Nope. It was the Liberals who neglected rural Newfoundland to drive people out.

There is obviously no limit to what a politician will say to grab a few votes.

Well, at least one politician.

As you ponder that little piece of reality, take a look at this post on outmigration from a time when local politicians didn't want to talk about it.

Since outmigration has mushroomed again under Danny Williams, would that be part of a tacit strategy as well?


St. John's has been neglected, premier says
Terry Roberts
The Telegram (St. John's, NL)
September 24, 2007, p. A7

St. Anthony - Growth in the province's economy may be most noticeable in the capital city region, but Premier Danny Williams acknowledges St. John's has been "neglected" during his government's first four years in office.

Ironically, Williams made the admission during a campaign stop in rural Newfoundland Friday night, where cabinet minister Trevor Taylor is seeking re-election in the district of The Straits-White Bay North.

"St. John's will need work," Williams said before a crowd of some 150 people at a rally in St. Anthony.

The provincial government will invest about $440 million in infrastructure this year. It's part of a $2-billion infrastructure commitment.

But only a fraction of this year's budget will be spent in the St. John's metropolitan region.

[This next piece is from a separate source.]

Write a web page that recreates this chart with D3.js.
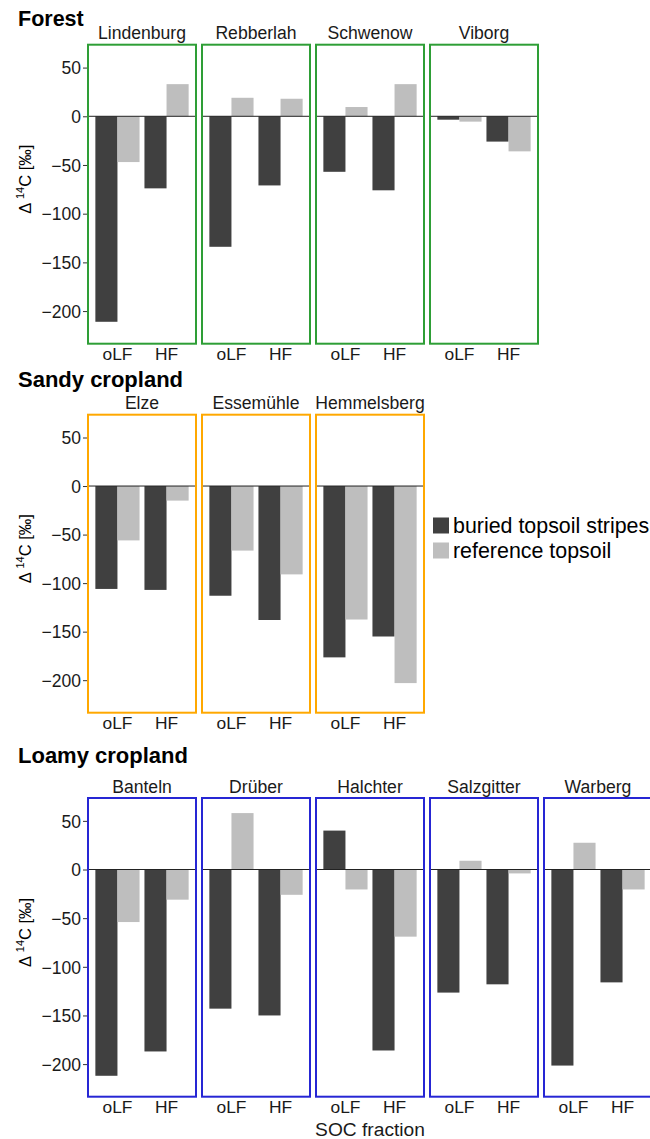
<!DOCTYPE html>
<html><head><meta charset="utf-8">
<script src="https://cdn.jsdelivr.net/npm/d3@7"></script>
<style>body{margin:0;background:#fff}svg{display:block}text{font-family:"Liberation Sans",Arial,sans-serif}</style>
</head><body>
<svg id="c" width="650" height="1139"></svg>
<script>
// ---- data ----
const fractions = ["oLF", "HF"];
const seriesNames = ["buried topsoil stripes", "reference topsoil"];
const yTicks = [50, 0, -50, -100, -150, -200];

const forestSites = ["Lindenburg", "Rebberlah", "Schwenow", "Viborg"];
const forestBuried = [[-211, -74], [-134, -71], [-57, -76], [-3.5, -26]];
const forestRef    = [[-47, 33], [19, 18], [9.5, 33], [-5.5, -36]];

const sandySites = ["Elze", "Essemühle", "Hemmelsberg"];
const sandyBuried = [[-106, -107], [-113, -138], [-176.5, -155]];
const sandyRef    = [[-56, -15], [-66.5, -91], [-137.5, -203]];

const loamySites = ["Banteln", "Drüber", "Halchter", "Salzgitter", "Warberg"];
const loamyBuried = [[-212, -187], [-143, -150], [40, -186], [-126.5, -118], [-201.5, -116]];
const loamyRef    = [[-54, -31], [58, -26], [-20.5, -69], [9, -4], [27.5, -20.5]];

const groups = [
  {title: "Forest", sites: forestSites, buried: forestBuried, ref: forestRef, color: "#2e9e36", top: 44.7, bottom: 343.7, titleY: 26, titleSize: 21.5},
  {title: "Sandy cropland", sites: sandySites, buried: sandyBuried, ref: sandyRef, color: "#ffa800", top: 414.7, bottom: 712.7, titleY: 387, titleSize: 22},
  {title: "Loamy cropland", sites: loamySites, buried: loamyBuried, ref: loamyRef, color: "#2626d4", top: 798, bottom: 1096.7, titleY: 763, titleSize: 22}
];
const seriesColors = ["#404040", "#bebebe"];

// ---- layout ----
const svg = d3.select("#c");
const panelLeft = 88, panelW = 108, panelStep = 114;
const yDomain = [-233.5, 73.5];

groups.forEach(g => {
  const y = d3.scaleLinear().domain(yDomain).range([g.bottom, g.top]);
  // ggplot-like discrete positions (expansion 0.6 units each side)
  const xc = d3.scalePoint().domain(fractions).range([panelW * 0.6 / 2.2, panelW * 1.6 / 2.2]);
  const unit = panelW / 2.2;
  const bw = unit * 0.45;

  svg.append("text").attr("x", 18).attr("y", g.titleY)
    .attr("font-size", g.titleSize).attr("font-weight", "bold").attr("fill", "#000").text(g.title);

  // y axis
  const yAxis = d3.axisLeft(y).tickValues(yTicks).tickSize(4).tickPadding(2)
    .tickFormat(d => d < 0 ? "\u2212" + Math.abs(d) : d);
  const ya = svg.append("g").attr("transform", `translate(${panelLeft - 1},0)`).call(yAxis);
  ya.select(".domain").remove();
  ya.selectAll(".tick line").attr("stroke", "#333");
  ya.selectAll(".tick text").attr("font-size", 17.5).attr("fill", "#1a1a1a")
    .attr("font-family", "Liberation Sans, Arial, sans-serif").attr("dy", "0.36em");

  // y title
  const cy = (g.top + g.bottom) / 2 - 15;
  const yt = svg.append("text").attr("transform", `translate(31,${cy}) rotate(-90)`)
    .attr("text-anchor", "middle").attr("font-size", 16.5).attr("fill", "#000");
  yt.append("tspan").text("\u0394 ");
  yt.append("tspan").attr("font-size", 11).attr("dy", -7).text("14");
  yt.append("tspan").attr("dy", 7).text("C [\u2030]");

  g.sites.forEach((site, i) => {
    const px = panelLeft + i * panelStep;
    const p = svg.append("g").attr("transform", `translate(${px},0)`);
    // strip label
    p.append("text").attr("x", panelW / 2).attr("y", g.top - 5.5).attr("text-anchor", "middle")
      .attr("font-size", 17.6).attr("fill", "#1a1a1a").text(site);
    // bars
    fractions.forEach((f, j) => {
      const vals = [g.buried[i][j], g.ref[i][j]];
      vals.forEach((v, k) => {
        const cx = xc(f);
        const x0 = cx - bw + k * bw;
        p.append("rect").attr("x", x0).attr("width", bw)
          .attr("y", Math.min(y(v), y(0))).attr("height", Math.abs(y(v) - y(0)))
          .attr("fill", seriesColors[k]);
      });
      p.append("text").attr("x", xc(f)).attr("y", g.bottom + 16.5).attr("text-anchor", "middle")
        .attr("font-size", 17.4).attr("fill", "#1a1a1a").text(f);
    });
    // zero line
    p.append("line").attr("x1", 0).attr("x2", panelW).attr("y1", y(0)).attr("y2", y(0))
      .attr("stroke", "#222").attr("stroke-width", 1);
    // frame
    p.append("rect").attr("x", 0).attr("y", g.top).attr("width", panelW).attr("height", g.bottom - g.top)
      .attr("fill", "none").attr("stroke", g.color).attr("stroke-width", 2);
  });
});

// legend
const lg = svg.append("g").attr("transform", "translate(433,517.5)");
seriesNames.forEach((s, i) => {
  lg.append("rect").attr("x", 0).attr("y", i * 25).attr("width", 16).attr("height", 16).attr("fill", seriesColors[i]);
  lg.append("text").attr("x", 20).attr("y", i * 25 + 15).attr("font-size", 21.4).attr("fill", "#000").text(s);
});

// x title
svg.append("text").attr("x", 370).attr("y", 1136).attr("text-anchor", "middle")
  .attr("font-size", 19.2).attr("fill", "#1a1a1a").text("SOC fraction");
</script>
</body></html>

It's part of a strategy by the Progressive Conservatives to modernize roads, education, health and telecommunications in rural areas in order to stimulate economic development.

Williams also complained Friday in St. Anthony that significant spending was needed because of many years of Liberal neglect.

During the 1990s, many Liberal heavyweights - Paul Dicks, Chuck Furey, Chris Decker and Brian Tobin - represented districts on the west coast and Northern Peninsula, yet the region was ignored, Williams said.

He believes allowing the infrastructure to crumble was part of a tacit strategy by the Liberals to make life more difficult for residents "so there is no reason to live there."

While the bulk of future investments will continue to be made in rural areas, Williams said St. John's will begin to see a large piece of the pie.

"There's going to come a point in time where we need to do some things within the city as well," he said.

Williams said there's a need to expand the Health Sciences Centre. He also committed to increased investments in long-term care facilities and schools in St. John's.

Williams' comments come at a time when the Liberals continue to rail against the Tories over what they claim is an abandonment of rural Newfoundland.

Williams said that's not true.

He said areas such as Clarenville, Bay Roberts and Deer Lake are beginning to boom. The Coast of Bays region, which has fallen on hard times in recent years, is also seeing growth in aquaculture.

"There's a misperception out there that things aren't good in rural Newfoundland and Labrador, when nothing is further from the truth. And in fact the irony is that there's still things that need to be done in St. John's," he said.